I'm thinking to buy a semi-custom 1911 and want to know some opinions on front strap chainlink vs checkering. I would prefer to have front/back strap checkering but this one particular model I'm looking at only comes with front chainlink and backstrap checkering.

any thoughts on chainlink vs checkering for the frontstrap?


----------



## gmaske (Jan 7, 2008)

Mine only has checking on the back strap and frankly I doubt I'd miss it all that much if it weren't there. The front strap is smooth. Because of the design of the pistol and the way it fits in the hand the checkering has very little real effect as the gun is well supported by the beaver tail safety riding against the web of the hand. I really think it comes down to what you personally like. I doubt there is very little diffrence in support between the two.


----------



## submoa (Dec 16, 2007)

Rub some moisturizer (ie. lubriderm) on your shooting hand, enough to moisturize but not too much.

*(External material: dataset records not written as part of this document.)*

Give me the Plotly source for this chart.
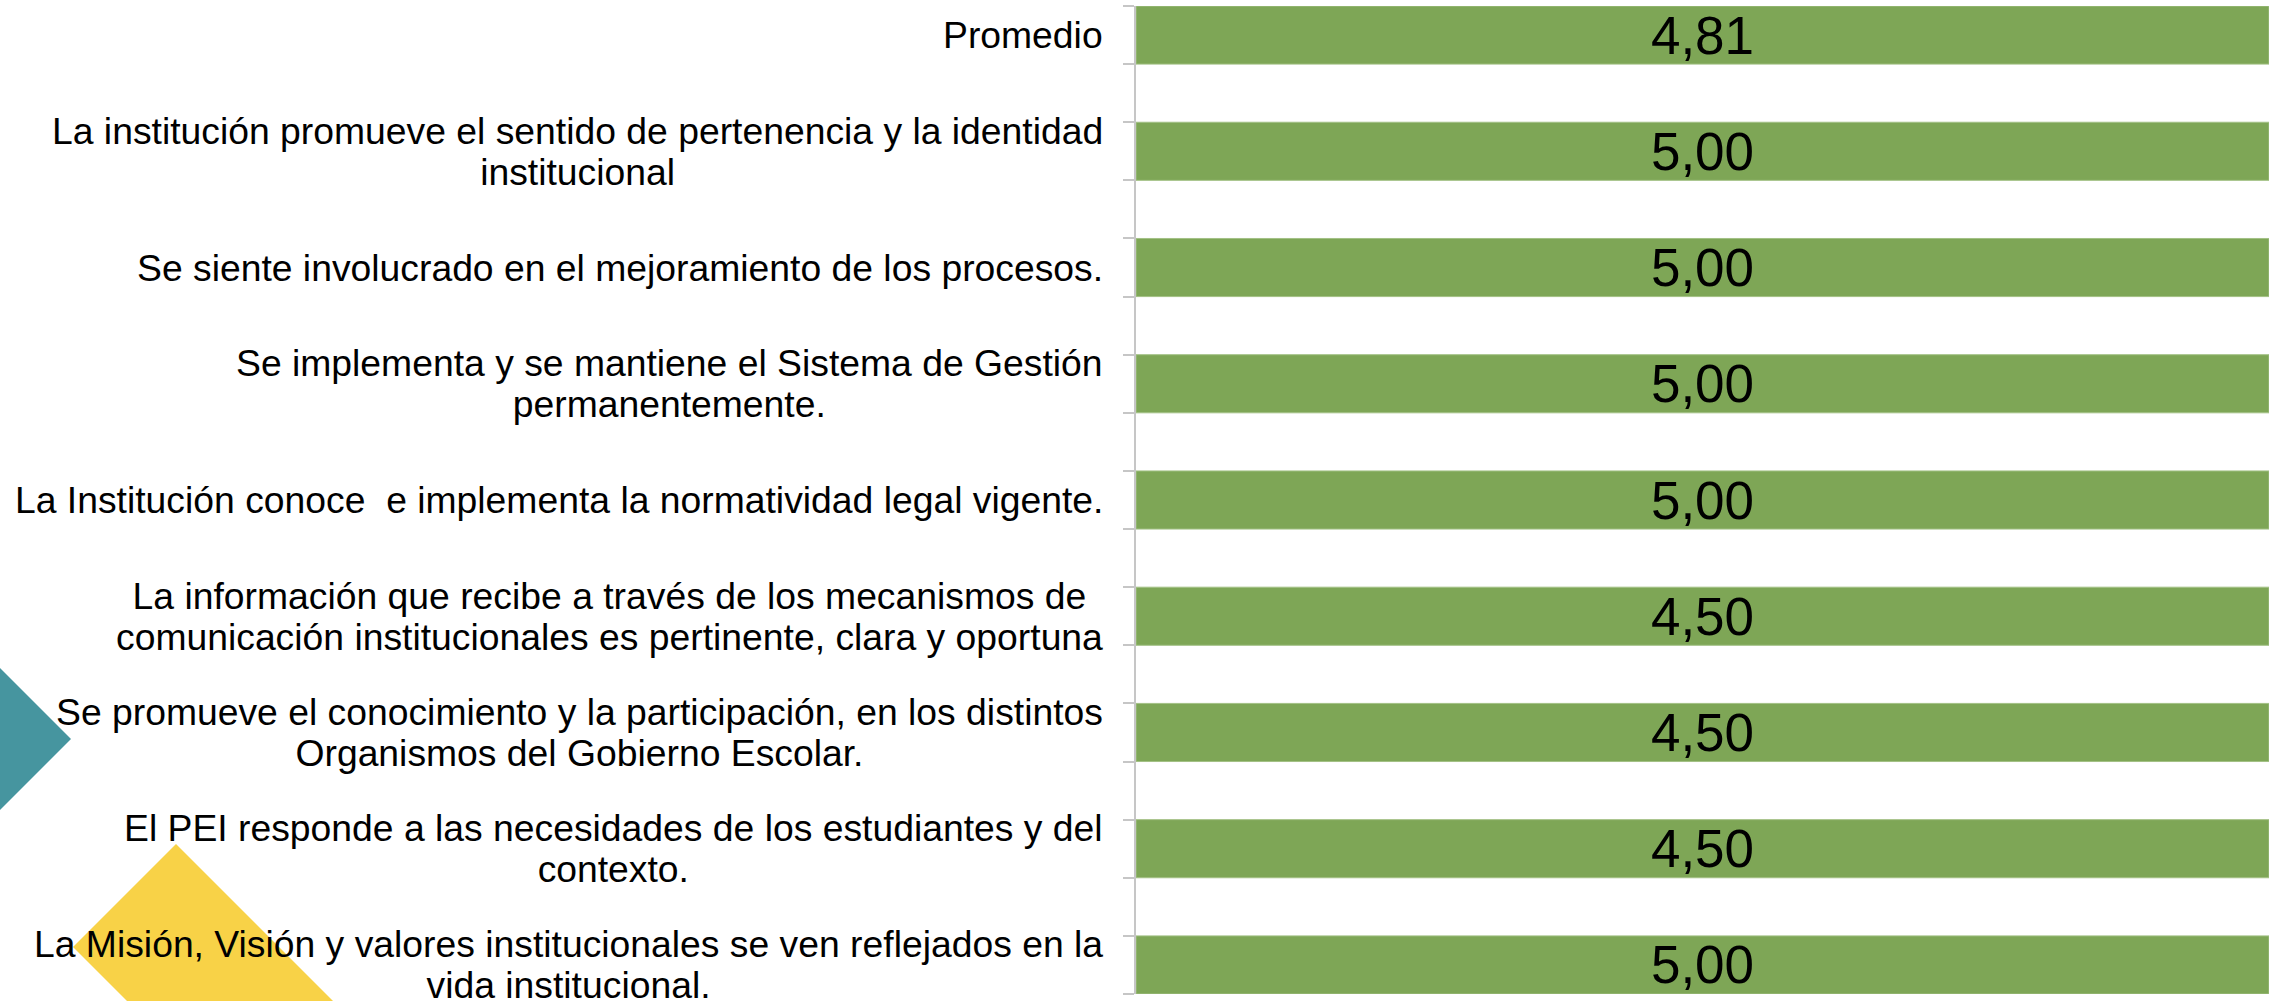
import plotly.graph_objects as go

# ---- data (top to bottom) ----
categories = [
    "Promedio",
    "La institución promueve el sentido de pertenencia y la identidad<br>institucional",
    "Se siente involucrado en el mejoramiento de los procesos.",
    "Se implementa y se mantiene el Sistema de Gestión<br>permanentemente.",
    "La Institución conoce \u00a0e implementa la normatividad legal vigente.",
    "La información que recibe a través de los mecanismos de<br>comunicación institucionales es pertinente, clara y oportuna",
    "Se promueve el conocimiento y la participación, en los distintos<br>Organismos del Gobierno Escolar.",
    "El PEI responde a las necesidades de los estudiantes y del<br>contexto.",
    "La Misión, Visión y valores institucionales se ven reflejados en la<br>vida institucional.",
]
values = [4.81, 5.00, 5.00, 5.00, 5.00, 4.50, 4.50, 4.50, 5.00]
value_labels = [f"{v:.2f}".replace(".", ",") for v in values]

positions = list(range(len(categories)))

W, H = 2280, 1001
ML, MR, MT, MB = 1136, 11, 6, 7
PW, PH = W - ML - MR, H - MT - MB

BAR_COLOR = "#7EA656"
AXIS_COLOR = "#C6C6C6"
FONT = "Liberation Sans, Arial, sans-serif"

fig = go.Figure()
fig.add_trace(go.Bar(
    y=positions,
    x=values,
    orientation="h",
    width=0.5,
    marker=dict(color=BAR_COLOR, line=dict(color="#A3C185", width=1)),
    text=value_labels,
    textposition="inside",
    insidetextanchor="middle",
    textangle=0,
    constraintext="none",
    textfont=dict(family=FONT, size=53, color="#000000"),
    hoverinfo="skip",
))

# category labels (centered multi-line, right anchored)
annotations = []
for p, c in zip(positions, categories):
    annotations.append(dict(
        x=0, xref="paper", y=p, yref="y",
        xanchor="right", yanchor="middle", xshift=-31,
        align="center", showarrow=False,
        text=f'<span style="font-size:37.3px">{c}</span>',
        font=dict(family=FONT, size=31.5, color="#000000"),
    ))


def px(xp, yp):
    return (xp - ML) / PW, (H - MB - yp) / PH


def poly(points):
    pts = [px(a, b) for a, b in points]
    d = "M " + " L ".join(f"{a:.5f},{b:.5f}" for a, b in pts) + " Z"
    return d


shapes = [
    dict(type="path", xref="paper", yref="paper", layer="below",
         path=poly([(-71, 739), (0, 668), (71, 739), (0, 810)]),
         fillcolor="#46959F", line=dict(width=0)),
    dict(type="path", xref="paper", yref="paper", layer="below",
         path=poly([(176, 844), (73, 947), (373, 1247), (476, 1144)]),
         fillcolor="#F8D247", line=dict(width=0)),
]

fig.update_layout(
    width=W, height=H,
    margin=dict(l=ML, r=MR, t=MT, b=MB, autoexpand=False),
    paper_bgcolor="#FFFFFF", plot_bgcolor="rgba(0,0,0,0)",
    barnorm="percent",
    showlegend=False,
    uniformtext=dict(minsize=53, mode="show"),
    annotations=annotations,
    shapes=shapes,
    xaxis=dict(range=[0, 100], visible=False, fixedrange=True),
    yaxis=dict(
        range=[len(categories) - 0.75, -0.25],
        tickmode="array",
        tickvals=[-0.25 + 0.5 * k for k in range(2 * len(categories) + 1)],
        showticklabels=False,
        ticks="outside", ticklen=11, tickwidth=2, tickcolor=AXIS_COLOR,
        showline=True, linecolor=AXIS_COLOR, linewidth=2,
        showgrid=False, zeroline=False, automargin=False, fixedrange=True,
    ),
)

fig.write_html(
    "out.html",
    config={"displayModeBar": False},
    post_script="document.body.style.margin='0';document.body.style.overflow='hidden';",
)
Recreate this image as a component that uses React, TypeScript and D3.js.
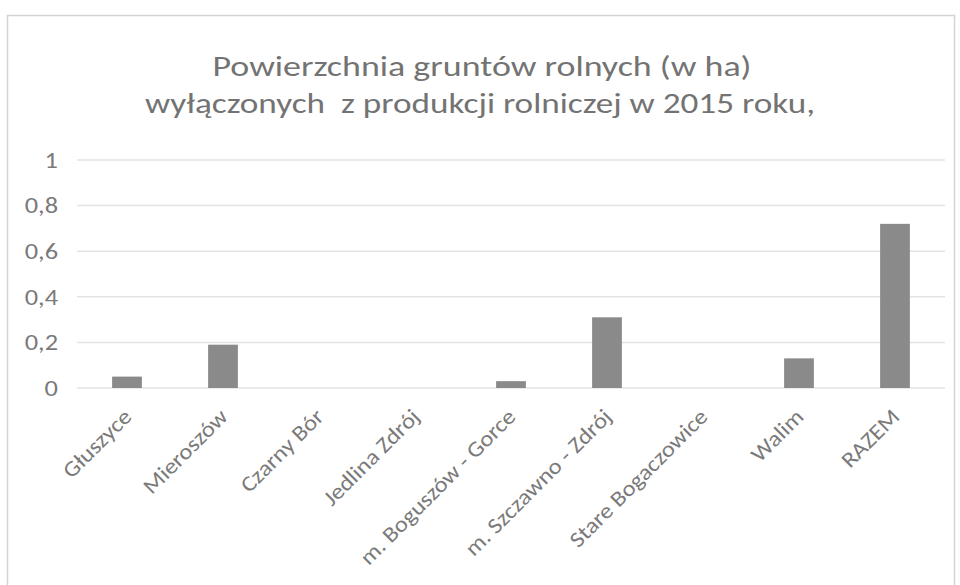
import React, { useEffect, useRef } from 'react';
import * as d3 from 'd3';

const categories = [
  'Głuszyce',
  'Mieroszów',
  'Czarny Bór',
  'Jedlina Zdrój',
  'm. Boguszów - Gorce',
  'm. Szczawno - Zdrój',
  'Stare Bogaczowice',
  'Walim',
  'RAZEM',
];
const values = [0.05, 0.19, 0, 0, 0.03, 0.31, 0, 0.13, 0.72];
const yTicks = [0, 0.2, 0.4, 0.6, 0.8, 1];
const titleLines = [
  'Powierzchnia gruntów rolnych (w ha)',
  'wyłączonych  z produkcji rolniczej w 2015 roku,',
];
const titleWidths = [539, 670];

const W = 960;
const H = 585;
const FONT = "Carlito, 'Liberation Sans Narrow', 'Open Sans', sans-serif";

const App = () => {
  const ref = useRef<SVGSVGElement>(null);

  useEffect(() => {
    const svg = d3.select(ref.current);
    svg.selectAll('*').remove();

    const x = d3.scaleBand()
      .domain(categories)
      .range([79, 943])
      .paddingInner(0.69)
      .paddingOuter(0.345);

    const y = d3.scaleLinear()
      .domain([0, 1])
      .range([388, 160]);

    svg.append('rect')
      .attr('width', W).attr('height', H)
      .attr('fill', '#fff');

    // chart frame
    svg.append('rect')
      .attr('x', 7.5).attr('y', 15.5)
      .attr('width', 947).attr('height', 600)
      .attr('fill', 'none')
      .attr('stroke', '#d4d4d4')
      .attr('stroke-width', 1.5);

    svg.append('g')
      .selectAll('text')
      .data(titleLines)
      .enter().append('text')
      .attr('x', (d, i) => (i === 0 ? 482 : 480))
      .attr('y', (d, i) => 76 + i * 37)
      .attr('text-anchor', 'middle')
      .attr('font-family', FONT)
      .attr('font-size', 29)
      .attr('fill', '#737373')
      .attr('textLength', (d, i) => titleWidths[i])
      .attr('lengthAdjust', 'spacingAndGlyphs')
      .attr('xml:space', 'preserve')
      .text(d => d);

    // gridlines
    svg.append('g')
      .selectAll('line')
      .data(yTicks)
      .enter().append('line')
      .attr('x1', 77).attr('x2', 945)
      .attr('y1', d => y(d)).attr('y2', d => y(d))
      .attr('stroke', '#e3e3e3')
      .attr('stroke-width', 1.5);

    const fmt = (d: number) => String(d).replace('.', ',');

    svg.append('g')
      .selectAll('text')
      .data(yTicks)
      .enter().append('text')
      .attr('transform', d => `translate(58,${y(d)}) scale(1.2,1)`)
      .attr('dy', '0.35em')
      .attr('text-anchor', 'end')
      .attr('font-family', FONT)
      .attr('font-size', 22)
      .attr('fill', '#7a7a7a')
      .text(d => fmt(d));

    svg.append('g')
      .selectAll('rect')
      .data(values)
      .enter().append('rect')
      .attr('x', (d, i) => x(categories[i]) as number)
      .attr('width', x.bandwidth())
      .attr('y', d => y(d))
      .attr('height', d => y(0) - y(d))
      .attr('fill', '#8a8a8a');

    svg.append('g')
      .selectAll('text')
      .data(categories)
      .enter().append('text')
      .attr('transform', d => `translate(${(x(d) as number) + x.bandwidth() / 2 + 6},${y(0) + 30}) rotate(-45) scale(1.12,1)`)
      .attr('text-anchor', 'end')
      .attr('font-family', FONT)
      .attr('font-size', 22)
      .attr('fill', '#7a7a7a')
      .text(d => d);
  }, []);

  return (
    <svg ref={ref} width={W} height={H} style={{ position: 'absolute', left: 0, top: 0 }} />
  );
};

export default App;
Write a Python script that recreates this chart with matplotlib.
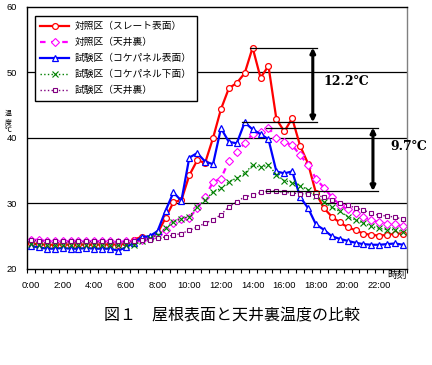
import matplotlib
matplotlib.use("Agg")
import matplotlib.pyplot as plt
import numpy as np
from matplotlib.ticker import FixedLocator

# ---------------- data ----------------
times = [f"{h}:{m:02d}" for h in range(24) for m in (0, 30)]
tick_labels = ["0:00", "2:00", "4:00", "6:00", "8:00", "10:00", "12:00",
               "14:00", "16:00", "18:00", "20:00", "22:00"]

series_names = ["対照区（スレート表面）", "対照区（天井裏）", "試験区（コケパネル表面）",
                "試験区（コケパネル下面）", "試験区（天井裏）"]

ctrl_surface = [23.9, 23.8, 23.7, 23.7, 23.8, 23.7, 23.8, 23.7, 23.8, 23.7, 23.8, 23.7, 23.9,
                24.5, 24.9, 24.8, 25.5, 27.8, 30.2, 30.5, 34.3, 36.6, 36.2, 40.0, 44.4,
                47.6, 48.4, 49.9, 53.8, 49.2, 51.0, 42.9, 41.0, 43.0, 38.8, 36.1, 31.6,
                29.3, 28.0, 27.1, 26.4, 25.9, 25.4, 25.2, 25.1, 25.2, 25.4, 25.4]
ctrl_attic = [24.4, 24.5, 24.2, 24.2, 24.2, 24.2, 24.2, 24.2, 24.2, 24.2, 24.2, 24.1, 24.2,
              24.3, 24.5, 24.8, 25.3, 25.9, 27.0, 27.7, 27.8, 29.3, 31.0, 33.3, 33.8,
              36.5, 37.8, 39.2, 40.6, 40.9, 41.6, 40.0, 39.4, 38.9, 37.4, 35.9, 33.8,
              32.4, 31.0, 29.8, 29.1, 28.6, 27.9, 27.5, 27.1, 26.9, 26.8, 26.5]
test_surface = [23.5, 23.3, 23.1, 23.1, 23.2, 23.1, 23.1, 23.2, 23.1, 23.1, 23.1, 22.8, 23.3,
                24.0, 24.9, 25.0, 25.8, 28.9, 31.7, 30.4, 37.0, 37.7, 36.4, 36.0, 41.5,
                39.4, 39.2, 42.4, 41.3, 40.6, 39.8, 34.9, 34.6, 34.9, 31.0, 29.3, 26.8,
                26.0, 25.0, 24.6, 24.3, 24.0, 23.8, 23.7, 23.7, 23.8, 23.9, 23.7]
test_under = [23.8, 23.7, 23.7, 23.6, 23.7, 23.6, 23.7, 23.6, 23.7, 23.6, 23.7, 23.6, 23.7,
              23.7, 24.2, 24.7, 25.2, 26.2, 27.2, 27.7, 28.0, 29.5, 30.5, 31.8, 32.3,
              33.3, 33.9, 34.6, 35.9, 35.5, 35.9, 34.4, 33.5, 33.2, 32.7, 32.1, 31.1,
              30.3, 29.4, 28.8, 28.0, 27.5, 27.0, 26.5, 26.2, 26.0, 26.0, 25.7]
test_attic = [24.4, 24.3, 24.3, 24.2, 24.2, 24.2, 24.2, 24.2, 24.2, 24.2, 24.2, 24.2, 24.2,
              24.2, 24.4, 24.4, 24.7, 24.9, 25.2, 25.4, 25.9, 26.4, 27.0, 27.5, 28.3,
              29.5, 30.3, 31.0, 31.3, 31.7, 31.9, 31.9, 31.7, 31.6, 31.5, 31.4, 31.2,
              31.0, 30.5, 30.1, 29.8, 29.3, 29.0, 28.5, 28.2, 28.1, 27.9, 27.6]

diff_labels = ["12.2℃", "9.7℃"]

# ---------------- figure ----------------
plt.rcParams['font.family'] = ['Liberation Sans', 'DejaVu Sans']
CJK = ['Noto Sans CJK JP', 'DejaVu Sans']

fig = plt.figure(figsize=(4.32, 3.65), dpi=100)
ax = fig.add_axes([27/432, 1-269/365, 380/432, 262/365])

x = np.arange(len(times))

styles = [
    dict(color='#FF0000', lw=1.6, ls='-', marker='o', ms=4.2, mfc='white', mew=0.9),
    dict(color='#FF00FF', lw=1.6, ls=(0, (2.5, 2.5)), marker='D', ms=3.8, mfc='white', mew=0.8),
    dict(color='#0000FF', lw=1.6, ls='-', marker='^', ms=5.0, mfc='white', mew=0.9),
    dict(color='#008000', lw=1.0, ls=':', marker='x', ms=3.8, mew=0.8),
    dict(color='#800080', lw=1.0, ls=':', marker='s', ms=3.0, mfc='white', mew=0.8),
]
all_series = [ctrl_surface, ctrl_attic, test_surface, test_under, test_attic]
for vals, name, st in zip(all_series, series_names, styles):
    ax.plot(x, vals, label=name, **st)

ax.set_xlim(-0.5, len(times) - 0.5)
ax.set_ylim(20, 60)
ax.set_yticks([20, 30, 40, 50, 60])
ax.set_xticks([times.index(t) for t in tick_labels])
ax.set_xticklabels(tick_labels)
ax.xaxis.set_minor_locator(FixedLocator(np.arange(-0.5, len(times), 1.0)))
ax.tick_params(axis='x', which='major', length=0, pad=8.3, labelsize=6.7)
ax.tick_params(axis='x', which='minor', length=3, width=0.8, direction='out')
ax.tick_params(axis='y', which='major', length=0, pad=7, labelsize=6.7)

for yv in [30, 40, 50]:
    ax.axhline(yv, color='black', lw=0.9, zorder=0.5)
for s in ['left', 'bottom', 'top']:
    ax.spines[s].set_color('black')
    ax.spines[s].set_linewidth(1.0)
ax.spines['right'].set_color('#808080')
ax.spines['right'].set_linewidth(1.0)

# difference annotations
def diff_marker(upper, lower, x_end, x_arrow, x_text, y_text, label):
    iu = int(np.argmax(upper)); il = int(np.argmax(lower))
    yu = max(upper); yl = max(lower)
    ax.plot([iu - 0.3, x_end], [yu, yu], color='black', lw=0.9)
    ax.plot([il - 0.3, x_end], [yl, yl], color='black', lw=0.9)
    ax.annotate('', xy=(x_arrow, yu), xytext=(x_arrow, yl),
                arrowprops=dict(arrowstyle='<|-|>', color='black', lw=2.2,
                                mutation_scale=7, shrinkA=0, shrinkB=0))
    ax.text(x_text, y_text, label, ha='left', va='center', fontsize=9,
            family=['DejaVu Serif', 'DejaVu Sans'], fontweight='bold', clip_on=False)

diff_marker(ctrl_surface, test_surface, 36.1, 35.6, 37.0, 48.6, diff_labels[0])
diff_marker(ctrl_attic, test_attic, 43.8, 43.2, 45.4, 38.7, diff_labels[1])

leg = ax.legend(loc='upper left', bbox_to_anchor=(0.021, 0.966), borderaxespad=0,
                prop={'family': CJK, 'size': 7}, frameon=True, fancybox=False,
                edgecolor='black', handlelength=3.0, handletextpad=0.5,
                labelspacing=0.62, borderpad=0.55, numpoints=1)
leg.get_frame().set_linewidth(1.0)
leg.get_frame().set_alpha(1)

ax.text(1.0, -0.004, "時刻", transform=ax.transAxes, ha='right', va='top',
        fontsize=7, family=CJK)
fig.text(8/432, 1-122/365, "温\n度\n℃", ha='center', va='center', fontsize=5,
         family=CJK, linespacing=1.0)

fig.text(231.5/432, 1-316/365, "図１　屋根表面と天井裏温度の比較", ha='center', va='center',
         fontsize=11.5, family=CJK)

fig.savefig("out.png", dpi=100)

Grasp the unloaded gun in your shooting hand, safety on, hammer down, keeping your finger out of the triggerguard.

With your dry offhand, grasp the slide and try to torque the gun out of your shooting hand.

Figure out if the grip is ok for yourself.


----------



## gmaske (Jan 7, 2008)

submoa said:


> Rub some moisturizer (ie. lubriderm) on your shooting hand, enough to moisturize but not too much.
> 
> Grasp the unloaded gun in your shooting hand, safety on, hammer down, keeping your finger out of the triggerguard.
> 
> ...


You have a point, but do the same thing and shoot it and it wouldn't have an effect unless you've got really weak hands. For a service gun used in all kinds of weather and muck there would be a real point to it. It all depends on what you're looking for, how you use it, and what is comfortable. It does improve overall grip.


----------



## Mike Barham (Mar 30, 2006)

Most any texturing works, from skateboard tape to 20 lpi checkering.


----------



## milquetoast (Nov 25, 2006)

It's just a personal quirk, but I like smooth front straps. I had a pair of checkered Pachmayrs on a gun once, with the checkered rubber front strap. I was shooting a match, tried to draw too fast, and I missed the placement of my hand on the gun in Step One. Because it was "sticky," I had a hard time readjusting my grip, until the stage was over (and I'd screwed it up). It only happened once, but once was enough for me. Checkered front straps (IMO) are for people who have plenty of time to acquire a perfect firing grip, or who are so good that they can guarantee a perfect firing grip every time.

Given your two choices, I'd take the "chain link," for that reason -- easier to wiggle your fingers into place if you don't hit it just right in the leather.


----------



## Old Padawan (Mar 16, 2007)

I had my 1911 stippled. It works great.


----------